[EXCLUSIVE] ‘KeTox was chemical brokerage company’: former CEO
By Kim Da-solPublished : May 18, 2016 - 07:16
Danish chemical KeTox -- which allegedly supplied PGH to Korean company Butterflyeffect -- denied that it had manufactured the substance, but said that it had served as a chemical broker that distributed PGH to Danish companies.
In an interview with The Korea Herald this week, the now-defunct company’s former CEO Frede Damgaard said that KeTox mainly imported PGH from Austria to Denmark for agricultural use.
“We didn’t manufacture PGH, we only bought it,” Damgaard said.
“(We bought it for) different purposes, but mainly for agricultural purposes,” he added.
Lim Heung-kyu of the Asian Citizen’s Center for Environment and Health told The Korea Herald said that evidence still suggested otherwise
“Since (the) material safety data sheet mentions KeTox as the manufacturer, we still believe the company was engaged in PGH sales over the disputed humidifier sterilizer.”
According to the material safety data sheet issued in November 2001 by the Danish government, its “manufacturer/supplier” is written as KeTox.
On his previous claim that Cefu humidifier sterilizer used PHMG from China, instead of PGH from Denmark’s KeTox, Damgaard said that he does not have any information about trade involving Chinese companies, saying it was his mere “guess.”
“I have nothing to do with it, I don’t know anything about China. I only think that (the Korean company) might have been buying other products from China,” Damgaard added.

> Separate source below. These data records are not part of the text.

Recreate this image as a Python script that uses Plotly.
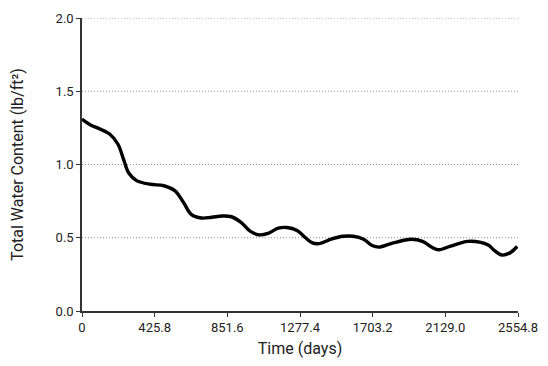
import plotly.graph_objects as go

days = [0, 50, 100, 160, 210, 245, 275, 320, 400, 480, 545, 595, 640, 700, 760,
        820, 870, 930, 985, 1040, 1090, 1150, 1200, 1260, 1310, 1350, 1390, 1460,
        1530, 1590, 1650, 1700, 1740, 1815, 1930, 1995, 2050, 2090, 2160, 2260,
        2330, 2380, 2420, 2460, 2505, 2550]
water = [1.31, 1.27, 1.245, 1.21, 1.14, 1.03, 0.94, 0.89, 0.865, 0.855, 0.82, 0.74,
         0.66, 0.635, 0.64, 0.648, 0.645, 0.607, 0.545, 0.52, 0.53, 0.565, 0.57,
         0.55, 0.50, 0.465, 0.46, 0.49, 0.51, 0.51, 0.49, 0.447, 0.436, 0.462,
         0.49, 0.475, 0.435, 0.418, 0.443, 0.475, 0.47, 0.45, 0.41, 0.382, 0.395,
         0.44]

x_ticks = [0, 425.8, 851.6, 1277.4, 1703.2, 2129.0, 2554.8]
x_tick_labels = ["0", "425.8", "851.6", "1277.4", "1703.2", "2129.0", "2554.8"]
y_ticks = [0.0, 0.5, 1.0, 1.5, 2.0]
y_tick_labels = ["0.0", "0.5", "1.0", "1.5", "2.0"]

fig = go.Figure()
fig.add_trace(go.Scatter(
    x=days, y=water, mode="lines",
    line=dict(color="black", width=3.4, shape="spline", smoothing=1.0),
    showlegend=False, hoverinfo="skip",
))

# dotted gridlines
for yv in y_ticks[1:]:
    fig.add_shape(type="line", xref="x", yref="y", x0=0, x1=2554.8, y0=yv, y1=yv,
                  line=dict(color="#8a8a8a", width=1, dash="1px,2px"), layer="below")

font = dict(family="Roboto, DejaVu Sans Condensed, sans-serif", size=13, color="#222222")

fig.update_layout(
    width=532, height=350,
    margin=dict(l=74, r=22, t=10, b=47),
    paper_bgcolor="white", plot_bgcolor="white",
    font=font,
    xaxis=dict(
        range=[0, 2554.8], tickvals=x_ticks, ticktext=x_tick_labels,
        showgrid=False, zeroline=False, showline=True, linecolor="#333333", linewidth=1.5,
        ticks="outside", ticklen=4, tickcolor="#333333", automargin=False,
        ticklabeloverflow="allow",
        title=dict(text="Time (days)", standoff=10), tickfont=font,
    ),
    yaxis=dict(
        range=[0, 2.0], tickvals=y_ticks, ticktext=y_tick_labels,
        showgrid=False, zeroline=False, showline=True, linecolor="#333333", linewidth=1.5,
        ticks="outside", ticklen=4, tickcolor="#333333", automargin=False,
        ticklabeloverflow="allow",
        title=dict(text="Total Water Content (lb/ft²)", standoff=35), tickfont=font,
    ),
)

fig.write_html("out.html")
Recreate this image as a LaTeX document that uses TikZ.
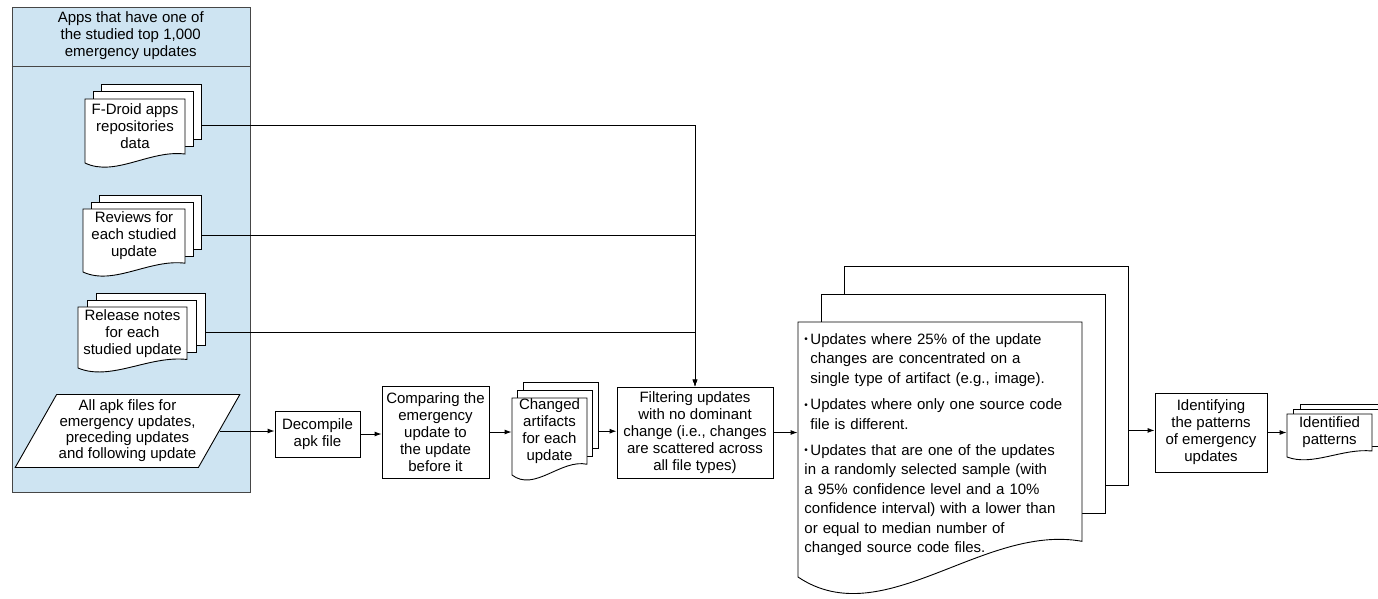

On Thursday, a taped conversation with Choi Ye-yong of ACCEH showed that Damgaard had denied commercial sales of PGH to Korea. However, the firm had sent a 40-ml PGH sample for agricultural use, along with a material safety data sheet, to an unnamed Korean company in 2007.
He had also argued that the chemicals used in Butterflyeffect’s brand Cefu -- one of the sterilizers blamed for the deaths since 2011 -- were from China.